# *please Start A Mma Form*



## J-kid (Sep 20, 2002)

Lately there has been alot of people who like to cross-train and i believe that it would be great if Martailtalk.com could start a section just for us UFC / crosstrainers.   (JUST A GREAT IDEA)  


Your friend Judo-Kid!


----------



## Blindside (Sep 20, 2002)

Not to put martialtalk down or anything, but why try to duplicate what there is already a great example of.  I you haven't found it already:

www.mixedmartialarts.com 

you are looking for the Underground Forum, it has been around for years.  Oh, and if you are interested in MMA, try picking up the Fighters Notebook from there, it is a great resource.

Lamont


----------



## Kenpo_student (Sep 20, 2002)

there is another mma and k-1 forums at sherdog.net if you are interested.


----------



## Jay Bell (Sep 20, 2002)

> but why try to duplicate what there is already a great example of



Because here there isn't so much ego and kids full of piss and vinegar.


----------



## Master of Blades (Sep 20, 2002)

not so sure bout that.......


----------



## Marginal (Sep 20, 2002)

No question that the Sherdog forums tend to be far more ego driven. Only there can you get people who insist that getting kicked doesnt' matter if it's derived from TKD etc...


----------



## Kenpo_student (Sep 20, 2002)

The guys at sherdog make me laugh though. They refuse to believe that any Martial art besides Thai fighting and BJJ are completely worthless. If you listen to these guys Ed Parker in his prime would have had his *** handed to him by a guy who had taken Thai boxing for a month.  

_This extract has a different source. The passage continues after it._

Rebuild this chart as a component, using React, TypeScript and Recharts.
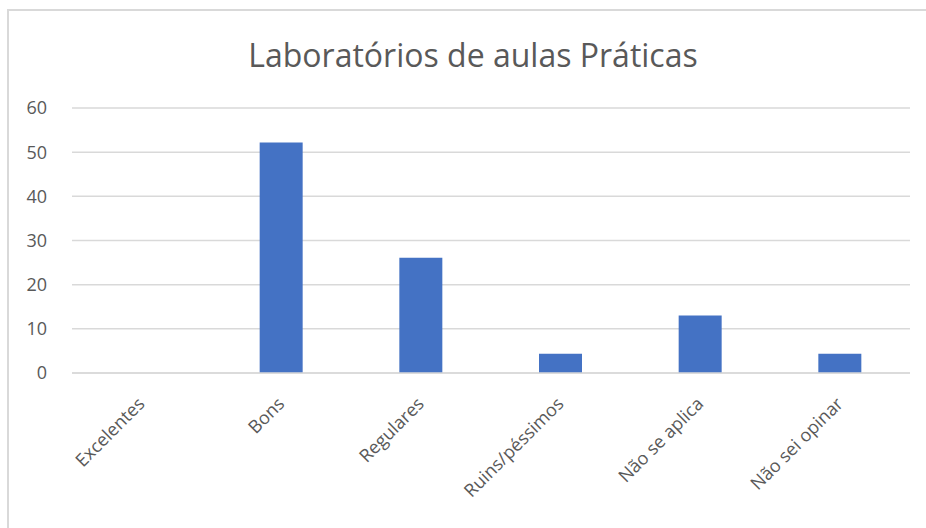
import React from "react";
import { BarChart, Bar, XAxis, YAxis, CartesianGrid } from "recharts";

const categories = ["Excelentes", "Bons", "Regulares", "Ruins/péssimos", "Não se aplica", "Não sei opinar"];
const values = [0, 52.17, 26.09, 4.35, 13.04, 4.35];
const yTicks = [0, 10, 20, 30, 40, 50, 60];
const title = "Laboratórios de aulas Práticas";

const data = categories.map((c, i) => ({ name: c, value: values[i] }));

const FONT = "'Open Sans', sans-serif";
const GRAY = "#595959";

if (typeof document !== "undefined") {
  document.documentElement.style.overflow = "hidden";
  document.body.style.margin = "0";
  document.body.style.overflow = "hidden";
}

const CatTick = (props: any) => {
  const { x, y, payload } = props;
  const ax = x + 4;
  const ay = y + 24;
  return (
    <text
      x={ax}
      y={ay}
      textAnchor="end"
      transform={`rotate(-45, ${ax}, ${ay})`}
      fill={GRAY}
      fontFamily={FONT}
      fontSize={18}
    >
      {payload.value}
    </text>
  );
};

export default function App() {
  return (
    <div
      style={{
        position: "fixed",
        left: 0,
        top: 0,
        width: 926,
        height: 528,
        background: "#fff",
        overflow: "hidden",
      }}
    >
      <div
        style={{
          position: "absolute",
          left: 7,
          top: 9,
          width: 960,
          height: 560,
          border: "2px solid #d9d9d9",
          boxSizing: "border-box",
        }}
      />
      <div
        style={{
          position: "absolute",
          left: 0,
          top: 35,
          width: 946,
          textAlign: "center",
          fontFamily: FONT,
          fontSize: 32,
          color: GRAY,
          lineHeight: "40px",
          whiteSpace: "nowrap",
        }}
      >
        {title}
      </div>
      <div style={{ position: "absolute", left: 0, top: 0 }}>
        <BarChart
          width={926}
          height={528}
          data={data}
          margin={{ top: 108, right: 16, bottom: 55, left: 0 }}
        >
          <CartesianGrid vertical={false} stroke="#d9d9d9" strokeWidth={1.5} />
          <XAxis
            dataKey="name"
            height={100}
            interval={0}
            axisLine={{ stroke: "#d9d9d9", strokeWidth: 1.5 }}
            tickLine={false}
            tick={<CatTick />}
          />
          <YAxis
            width={72}
            domain={[0, 60]}
            ticks={yTicks}
            axisLine={false}
            tickLine={false}
            tickSize={0}
            tickMargin={25}
            tick={{ fill: GRAY, fontFamily: FONT, fontSize: 18 }}
          />
          <Bar dataKey="value" fill="#4472C4" barSize={43} isAnimationActive={false} />
        </BarChart>
      </div>
    </div>
  );
}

Oh well you can't argue with someone who knows everything I guess.


----------



## 7starmantis (Sep 20, 2002)

> _Originally posted by Kenpo_student _
> 
> *The guys at sherdog make me laugh though. They refuse to believe that any Martial art besides Thai fighting and BJJ are completely worthless. If you listen to these guys Ed Parker in his prime would have had his *** handed to him by a guy who had taken Thai boxing for a month.
> 
> Oh well you can't argue with someone who knows everything I guess. *



I don't know, that sounds remarkably like alot of people on this site as well!!


7sm


----------



## Marginal (Sep 20, 2002)

Nah, at their worst, they can't really rival the humanoids who inhabit the striking forum on Sherdog.


----------



## Kempojujutsu (Sep 20, 2002)

I use to spend time there. It has some good post, but there is alot of trolling going on over there. Also if you did traditional martial arts, and what I mean traditional anything other than MMA, BJJ, Muay Thai, or submission Grappling. You where told your art sucked, that it wouldn't work in a real situation BLAH, BLAH, BLAH. I find that this site is pretty good about monitoring the post and trying to keep things cool. One of the things I liked. The only time I go over there is to check on seminars or events. I would like UFC section as long as it doesn't get to flame wars and 3rd grader stuff.
Bob :asian:


----------



## Bob Hubbard (Sep 20, 2002)

If theres enough demand for it, we're happy to add it.  I think we had one a while back, but it didn't see any traffic so we rolled it into the General forum.  If we can get 10 folks to say 'lets add a MMA/UFC forum to MartialTalk' I'll make sure it gets done.  Hows that?


----------



## arnisador (Sep 20, 2002)

The Grappling forum is probably a reasonable palce for many MMA discussions.


----------



## J-kid (Sep 20, 2002)

There is a demand  Its not just grappling its also striking.


----------



## arnisador (Sep 20, 2002)

> _Originally posted by Judo-kid _
> 
> *There is a demand  Its not just grappling its also striking. *



I understand. Given the level of traffic in Grappling, and the fact that grappling is usually a part of the mixture, I still feel this is a good way to demonstarte sufficient interest in the subject.


----------



## J-kid (Sep 20, 2002)

Would be about diffrent crosstraining tips for diffrent styles of martial art.  Like if a tkd guy wanted to know what would be a good idea of cross training he could post there or if someone wanted to conpare styles of cross training there is a bunch of diffrent reasons we need this new form THANKS JUDO kid.


----------



## Bob Hubbard (Sep 20, 2002)

So, post a poll and see what the responce is.  A few other ways to go is to point out other threads that dealt with MMA.  This gives us something to base and evaluate the request on.


----------



## J-kid (Sep 20, 2002)

Perhaps someone running the web site can make a poll besides my spelling/grammer i am working on so i think you might be better suited to make the poll with the right questions.  
YOUR FRIEND judo-kid


----------